- Born: Jersey
- Education: Cardiff School of Journalism, Media and Cultural Studies
- Occupations: Journalist, Newsreader
- Notable credit(s): Central News BBC Channel Islands BBC Look North BBC Breakfast

= Jenny Hill (journalist) =

Jersey journalist

Jenny Hill is a British news reporter and television journalist. Until the end of 2024 Hill worked for the BBC, as their Berlin correspondent, having previously worked as a reporter for BBC Breakfast and as a crime correspondent and regional reporter for the North of England region. She has also previously worked as a relief presenter on BBC Look North.

==Early life==
Hill was born and grew up on the island of Jersey, where she attended the fee-paying Jersey College for Girls. She first became interested in journalism while working for BBC Radio Jersey.

==Journalism career==
Following postgraduate studies at Cardiff University's School of Journalism, Hill joined Central Television in Birmingham as a reporter.
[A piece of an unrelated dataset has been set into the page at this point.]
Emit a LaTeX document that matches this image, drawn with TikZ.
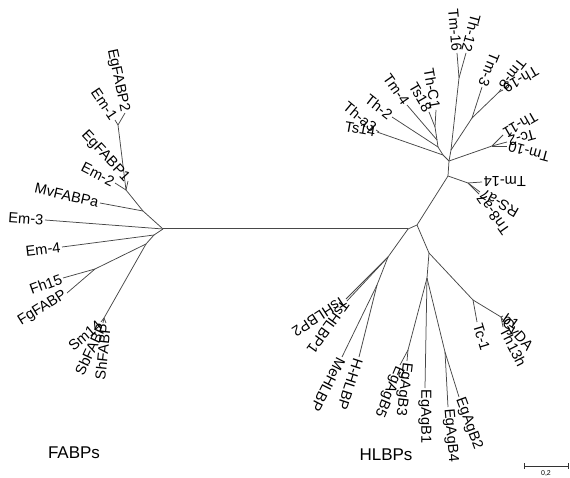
\documentclass[tikz,border=0pt]{standalone}
\usepackage{fontspec}
\setmainfont{Liberation Sans}
\begin{document}
\begin{tikzpicture}[x=1pt,y=-1pt,
  br/.style={draw=black!72, line width=0.75pt},
  lab/.style={font=\fontsize{14.6}{14.6}\selectfont, inner sep=1.5pt},
  le/.style={lab, anchor=east},
  lw/.style={lab, anchor=west},
  grp/.style={font=\fontsize{17}{17}\selectfont, inner sep=0pt}]
\useasboundingbox (0,0) rectangle (570,478);
% ---------- FABP side ----------
\coordinate (fr) at (163,229);
\coordinate (hr) at (408,229);
\coordinate (u1) at (143,211);
\coordinate (u2) at (126,190);
\coordinate (u3) at (118,125);
\coordinate (tEgF2) at (125,113);
\coordinate (tEm1) at (115,120);
\coordinate (tEgF1) at (128,181);
\coordinate (tEm2) at (115,183);
\coordinate (tMv) at (100,203);
\coordinate (tEm3) at (45,220);
\coordinate (f1) at (154,235);
\coordinate (tEm4) at (62,247);
\coordinate (f2) at (146,244);
\coordinate (f3) at (95,269);
\coordinate (tFh) at (63,278);
\coordinate (tFg) at (67,293);
\coordinate (f4) at (104,318);
\coordinate (tSm) at (101,322);
\coordinate (tSb) at (103,323);
\coordinate (tSh) at (106,323);
% ---------- HLBP side ----------
\coordinate (hb) at (417,225);
\coordinate (t1) at (448,176);
\coordinate (s1) at (468,183);
\coordinate (tTm14) at (482,182);
\coordinate (tRS) at (480,192);
\coordinate (tTn8) at (479,194);
\coordinate (t2) at (449,161);
\coordinate (tm) at (492,146);
\coordinate (tTh11) at (503,135);
\coordinate (tTc2) at (507,142);
\coordinate (tTm10) at (507,146);
\coordinate (m0) at (451,150);
\coordinate (st1) at (459,78);
\coordinate (tTm16) at (457,53);
\coordinate (tTh12) at (466,53);
\coordinate (st2) at (472,118);
\coordinate (tTm3) at (482,87);
\coordinate (st3) at (499,92);
\coordinate (tTm8) at (501,89);
\coordinate (tTh19) at (503,90);
\coordinate (l1) at (443,155);
\coordinate (tTs14) at (377,132);
\coordinate (tTha3) at (376,130);
\coordinate (l3) at (438,147);
\coordinate (tTh2) at (392,117);
\coordinate (l4) at (437,140);
\coordinate (tTm4) at (407,105);
\coordinate (l2) at (435,127);
\coordinate (tTs18) at (429,112);
\coordinate (tThC1) at (436,110);
\coordinate (c) at (388,257);
\coordinate (tTs2) at (346,299);
\coordinate (tTs1) at (347,301);
\coordinate (e) at (377,285);
\coordinate (tMe) at (342,357);
\coordinate (tHH) at (359,357);
\coordinate (d) at (429,253);
\coordinate (g) at (427,278);
\coordinate (k1) at (408,350);
\coordinate (tB5) at (400,365);
\coordinate (tB3) at (407,361);
\coordinate (tB1) at (425,388);
\coordinate (k2) at (445,352);
\coordinate (tB4) at (448,407);
\coordinate (tB2) at (459,397);
\coordinate (h) at (473,300);
\coordinate (tTc1) at (477,322);
\coordinate (i) at (501,317);
\coordinate (tb1) at (503,316);
\coordinate (tCy) at (503,320);
\coordinate (tTh13) at (503,327);
% ---------- branches ----------
\draw[br, line width=1pt] (fr) -- (hr);
\draw[br] (fr) -- (u1) -- (u2) -- (u3) -- (tEm1);
\draw[br] (u3) -- (tEgF2);
\draw[br] (u2) -- (tEgF1);
\draw[br] (u2) -- (tEm2);
\draw[br] (u1) -- (tMv);
\draw[br] (fr) -- (tEm3);
\draw[br] (fr) -- (f1) -- (tEm4);
\draw[br] (f1) -- (f2) -- (f3) -- (tFh);
\draw[br] (f3) -- (tFg);
\draw[br] (f2) -- (f4) -- (tSm);
\draw[br] (f4) -- (tSb);
\draw[br] (f4) -- (tSh);
\draw[br] (hr) -- (hb) -- (t1) -- (s1) -- (tTm14);
\draw[br] (s1) -- (tRS);
\draw[br] (s1) -- (tTn8);
\draw[br] (t1) -- (t2) -- (tm) -- (tTh11);
\draw[br] (tm) -- (tTc2);
\draw[br] (tm) -- (tTm10);
\draw[br] (t2) -- (m0) -- (st1) -- (tTm16);
\draw[br] (st1) -- (tTh12);
\draw[br] (m0) -- (st2) -- (tTm3);
\draw[br] (st2) -- (st3) -- (tTm8);
\draw[br] (st3) -- (tTh19);
\draw[br] (t2) -- (l1) -- (tTs14);
\draw[br] (l1) -- (l3) -- (tTh2);
\draw[br] (l3) -- (l4) -- (tTm4);
\draw[br] (l4) -- (l2) -- (tTs18);
\draw[br] (l2) -- (tThC1);
\draw[br] (tTs14) ++(2,0) -- (tTha3);
\draw[br] (hr) -- (c) -- (tTs2);
\draw[br] (c) -- (tTs1);
\draw[br] (c) -- (e) -- (tMe);
\draw[br] (e) -- (tHH);
\draw[br] (hb) -- (d) -- (g) -- (k1) -- (tB5);
\draw[br] (k1) -- (tB3);
\draw[br] (g) -- (tB1);
\draw[br] (g) -- (k2) -- (tB4);
\draw[br] (k2) -- (tB2);
\draw[br] (d) -- (h) -- (tTc1);
\draw[br] (h) -- (i) -- (tCy);
\draw[br] (i) -- (tb1);
\draw[br] (i) -- (tTh13);
% ---------- labels ----------
\node[le, rotate=-78] (lEgF2) at (tEgF2) {EgFABP2};
\node[le, rotate=-56] (lEm1) at (tEm1) {Em-1};
\node[le, rotate=-47] (lEgF1) at (tEgF1) {EgFABP1};
\node[le, rotate=-27] (lEm2) at (tEm2) {Em-2};
\node[le, rotate=-13] (lMv) at (tMv) {MvFABPa};
\node[le, rotate=-4] (lEm3) at (tEm3) {Em-3};
\node[le, rotate=7] (lEm4) at (tEm4) {Em-4};
\node[le, rotate=20] (lFh) at (tFh) {Fh15};
\node[le, rotate=32] (lFg) at (tFg) {FgFABP};
\node[le, rotate=40] (lSm) at (tSm) {Sm14};
\node[le, rotate=65] (lSb) at (tSb) {SbFABP};
\node[le, rotate=84] (lSh) at (tSh) {ShFABP};
\node[le, rotate=-10] (lTs14) at (tTs14) {Ts14};
\node[le, rotate=-40] (lTha3) at (tTha3) {Th-a3};
\node[le, rotate=-38] (lTh2) at (tTh2) {Th-2};
\node[le, rotate=-55] (lTm4) at (tTm4) {Tm-4};
\node[le, rotate=-60] (lTs18) at (tTs18) {Ts18};
\node[le, rotate=-80] (lThC1) at (tThC1) {Th-C1};
\node[le, rotate=-85] (lTm16) at (tTm16) {Tm-16};
\node[le, rotate=-105] (lTh12) at (tTh12) {Th-12};
\node[le, rotate=-112] (lTm3) at (tTm3) {Tm-3};
\node[le, rotate=-128] (lTm8) at (tTm8) {Tm-8};
\node[le, rotate=-150] (lTh19) at (tTh19) {Th-19};
\node[le, rotate=-150] (lTh11) at (tTh11) {Th-11};
\node[le, rotate=-165] (lTc2) at (tTc2) {Tc-2};
\node[le, rotate=165] (lTm10) at (tTm10) {Tm-10};
\node[le, rotate=180] (lTm14) at (tTm14) {Tm-14};
\node[le, rotate=150] (lRS) at (tRS) {RS-a7};
\node[le, rotate=125] (lTn8) at (tTn8) {Tn8-a7};
\node[lw, rotate=-147] (lTs2) at (tTs2) {TsHLBP2};
\node[lw, rotate=-126] (lTs1) at (tTs1) {TsHLBP1};
\node[lw, rotate=-117] (lMe) at (tMe) {MeHLBP};
\node[lw, rotate=-108] (lHH) at (tHH) {H-HLBP};
\node[lw, rotate=-113] (lB5) at (tB5) {EgAgB5};
\node[lw, rotate=-97] (lB3) at (tB3) {EgAgB3};
\node[lw, rotate=-90] (lB1) at (tB1) {EgAgB1};
\node[lw, rotate=-85] (lB4) at (tB4) {EgAgB4};
\node[lw, rotate=-70] (lB2) at (tB2) {EgAgB2};
\node[lw, rotate=-73] (lTc1) at (tTc1) {Tc-1};
\node[lw, rotate=-63] (lTh13) at (tTh13) {Th13h};
\node[lw, rotate=-48] (lCy) at (tCy) {CyDA};
\node[lw, rotate=-35] (lb1) at (tb1) {b1};
% ---------- groups & scale ----------
\node[grp] (gF) at (74,453) {FABPs};
\node[grp] (gH) at (386,455) {HLBPs};
\coordinate (sb1) at (524,466);
\coordinate (sb2) at (568,466);
\draw[black!80, line width=0.9pt] (sb1) -- (sb2);
\draw[black!80, line width=0.9pt] (sb1) ++(0,-3) -- ++(0,6);
\draw[black!80, line width=0.9pt] (sb2) ++(0,-3) -- ++(0,6);
\node[font=\fontsize{7}{7}\selectfont, inner sep=0pt] (sbl) at (546,474) {0,2};
\end{tikzpicture}
\end{document}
When the BBC established its television news service for the Channel Islands she returned home to present the evening bulletins and to work as a reporter, presenter and producer in Jersey and Guernsey. This was followed by a move to Grimsby to work for BBC Look North for the Humber region, after which she moved to Hull, where she presented the region's breakfast bulletins.

After working in Hull she moved to the Yorkshire and North Midlands edition of the BBC's Look North, where she was a stand-in presenter and the programme's crime correspondent. In 2009 Hill became a regional reporter for the North of England on BBC Breakfast and the BBC News Channel.

Among the high-profile stories Hill worked on for Look North are the 2007 United Kingdom floods and the trial and conviction of the killer of Lesley Molseed. Nationally she has covered events including the severe winter weather of 2009–10 and 2010–11, and the murder of Joanna Yeates.

In 2011, she covered the Japanese tsunami 2011, Eurozone crisis and the 2011 London Riots.

In September 2014, she took up the position of Berlin correspondent for the BBC.. In December 2024, she announced that she was leaving the BBC.